When you’ve been writing and publishing as long as I have, you’ve seen it all—or most of it!
I wrote my first story when I was six and had my first article published in a local newspaper when I was twelve—which was a long time ago! But it was in the 1970s and 1980s that my writing career took off with numerous published articles in newspapers and magazines. I soon had a weekly newspaper column and later a monthly column in a magazine and then in 1989 I had my first book published. Since then there have been over twenty published books from historical non-fiction and true crime to historical fiction.
Things were very different back when I started though. We worked on typewriters and we delivered hard copy to editors by snail mail or by hand.
So imagine how much a long-time writer such as me has had to learn over the years. It has not been easy and the mysterious Age of Technology was, and still is, a very large learning curve for many of us.
My portable typewriter soon became electric and then turned into the computer. We used floppy discs and eventually could send attachments in our emails to publishers and editors. This made it easier to work anywhere and at all hours! Gradually we were not tied to offices.
But technology changes by the hour (or the minute) and we’ve had to learn how to constantly update. A writer’s vocabulary today is totally new. We’ve learnt that ‘boot’ is not something you wear but is what you do to your computer and ‘cookies’ are not to be eaten. We’ve discovered the Cloud, the Domain, Encryption and firewalls. We Google and can find anything on the internet—some not necessarily accurate!
We’ve learnt about social media with Twitter, Facebook, Instagram and Tik Tok! We use GIFs and JPEGs and know all about PDFs. And don’t get me started on GoDaddy and Mail Chimp, RAMs and ROMs, Modems and Megabytes. There is phishing and spam (not the meat) and servers and search engines and the wonder of texting. But if your computer gets a Virus (not COVID), everything can crash in a second and you’re left scrambling for help from your handy computer geek.
During COVID there has been even more to learn as we now operate in a very different working world. We talk more on Facetime and Skype and we’ve mastered Zoom, seeing each other in little boxes like a game of Hollywood Squares.
And all of that is only a small selection of what we’ve had to learn. The young writers of today are growing up with all this strange technology and are running with it, just as we did back in the day with shorthand and typing on our portable typewriters.

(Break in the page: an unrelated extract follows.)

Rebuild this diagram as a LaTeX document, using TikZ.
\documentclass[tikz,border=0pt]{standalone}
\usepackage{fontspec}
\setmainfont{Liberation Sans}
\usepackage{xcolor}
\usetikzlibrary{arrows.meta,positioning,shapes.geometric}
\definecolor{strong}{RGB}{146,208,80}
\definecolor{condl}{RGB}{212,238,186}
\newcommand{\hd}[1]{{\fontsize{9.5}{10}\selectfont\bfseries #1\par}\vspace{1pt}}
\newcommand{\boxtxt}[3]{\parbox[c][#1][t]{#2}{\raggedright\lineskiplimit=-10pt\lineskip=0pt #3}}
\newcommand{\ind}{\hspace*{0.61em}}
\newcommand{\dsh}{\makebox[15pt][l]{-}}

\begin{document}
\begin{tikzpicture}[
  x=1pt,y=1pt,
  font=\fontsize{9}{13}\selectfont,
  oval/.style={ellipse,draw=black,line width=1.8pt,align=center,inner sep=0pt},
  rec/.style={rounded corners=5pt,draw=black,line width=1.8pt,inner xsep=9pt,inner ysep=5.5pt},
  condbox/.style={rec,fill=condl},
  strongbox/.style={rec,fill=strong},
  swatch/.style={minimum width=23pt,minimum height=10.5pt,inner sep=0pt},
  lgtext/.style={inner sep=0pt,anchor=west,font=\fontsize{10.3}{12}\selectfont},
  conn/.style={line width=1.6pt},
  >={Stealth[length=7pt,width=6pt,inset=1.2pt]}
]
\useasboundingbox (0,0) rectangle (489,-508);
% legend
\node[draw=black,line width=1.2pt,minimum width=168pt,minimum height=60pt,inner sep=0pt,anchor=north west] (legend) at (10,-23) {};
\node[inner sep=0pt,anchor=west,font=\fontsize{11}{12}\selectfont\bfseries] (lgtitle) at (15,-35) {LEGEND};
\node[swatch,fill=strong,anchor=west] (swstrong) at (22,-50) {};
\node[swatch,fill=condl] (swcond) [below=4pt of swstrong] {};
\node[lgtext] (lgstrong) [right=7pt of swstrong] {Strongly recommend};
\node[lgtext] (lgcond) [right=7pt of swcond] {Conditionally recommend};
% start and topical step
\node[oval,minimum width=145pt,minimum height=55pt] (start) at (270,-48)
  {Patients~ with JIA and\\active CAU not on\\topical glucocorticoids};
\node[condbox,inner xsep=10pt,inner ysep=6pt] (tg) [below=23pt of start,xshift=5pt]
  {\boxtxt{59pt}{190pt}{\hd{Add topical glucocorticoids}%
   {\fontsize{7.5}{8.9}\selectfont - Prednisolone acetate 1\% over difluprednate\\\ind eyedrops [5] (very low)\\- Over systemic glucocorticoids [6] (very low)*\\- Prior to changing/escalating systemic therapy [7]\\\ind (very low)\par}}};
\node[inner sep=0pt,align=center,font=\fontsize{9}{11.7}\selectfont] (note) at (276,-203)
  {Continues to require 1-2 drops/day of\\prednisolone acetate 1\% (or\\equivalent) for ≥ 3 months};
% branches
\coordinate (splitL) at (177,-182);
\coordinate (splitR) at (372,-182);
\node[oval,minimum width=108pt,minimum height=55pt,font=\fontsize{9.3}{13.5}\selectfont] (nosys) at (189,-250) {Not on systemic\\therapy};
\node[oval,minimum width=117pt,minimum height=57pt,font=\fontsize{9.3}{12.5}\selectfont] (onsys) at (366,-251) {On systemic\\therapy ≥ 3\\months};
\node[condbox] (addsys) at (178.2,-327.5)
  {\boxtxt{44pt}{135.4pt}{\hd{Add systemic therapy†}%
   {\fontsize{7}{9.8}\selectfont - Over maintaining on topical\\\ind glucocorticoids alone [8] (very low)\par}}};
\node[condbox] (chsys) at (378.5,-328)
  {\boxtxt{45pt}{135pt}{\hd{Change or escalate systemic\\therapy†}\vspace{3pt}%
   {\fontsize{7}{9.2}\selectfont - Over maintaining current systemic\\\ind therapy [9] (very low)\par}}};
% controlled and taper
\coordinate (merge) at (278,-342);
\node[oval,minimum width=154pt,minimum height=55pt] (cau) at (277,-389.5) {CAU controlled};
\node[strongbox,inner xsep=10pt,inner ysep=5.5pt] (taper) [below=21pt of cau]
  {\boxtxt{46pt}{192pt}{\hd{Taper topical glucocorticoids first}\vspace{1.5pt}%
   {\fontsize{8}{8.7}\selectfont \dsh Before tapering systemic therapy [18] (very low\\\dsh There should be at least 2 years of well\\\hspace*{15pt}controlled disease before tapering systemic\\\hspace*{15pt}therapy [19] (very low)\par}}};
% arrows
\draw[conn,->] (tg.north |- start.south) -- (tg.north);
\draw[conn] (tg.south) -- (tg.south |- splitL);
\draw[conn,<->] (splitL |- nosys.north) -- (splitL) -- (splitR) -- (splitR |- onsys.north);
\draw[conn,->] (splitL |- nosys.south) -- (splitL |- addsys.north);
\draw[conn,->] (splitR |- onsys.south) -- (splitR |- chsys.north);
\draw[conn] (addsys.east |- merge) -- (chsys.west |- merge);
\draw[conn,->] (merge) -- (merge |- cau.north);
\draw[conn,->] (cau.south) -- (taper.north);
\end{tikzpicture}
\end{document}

But I hate to tell you this but it will certainly all change again before you too become senior writers, because if there is one thing I’ve learnt over time is that “the only constant in life is change.”
And then there are many writers like me who are waiting for the release of a book right now and have had to learn patience, because despite all this wonderful technology today, a world pandemic can slow down everything with a world-wide paper shortage and numerous shipping delays.
My novel PROVIDENCE (book one in the McBride Chronicles) was due to be released this spring, but we are now looking at a September release. I promise you it will be worth waiting for.
Meanwhile, a writer’s life is not easy in 2022!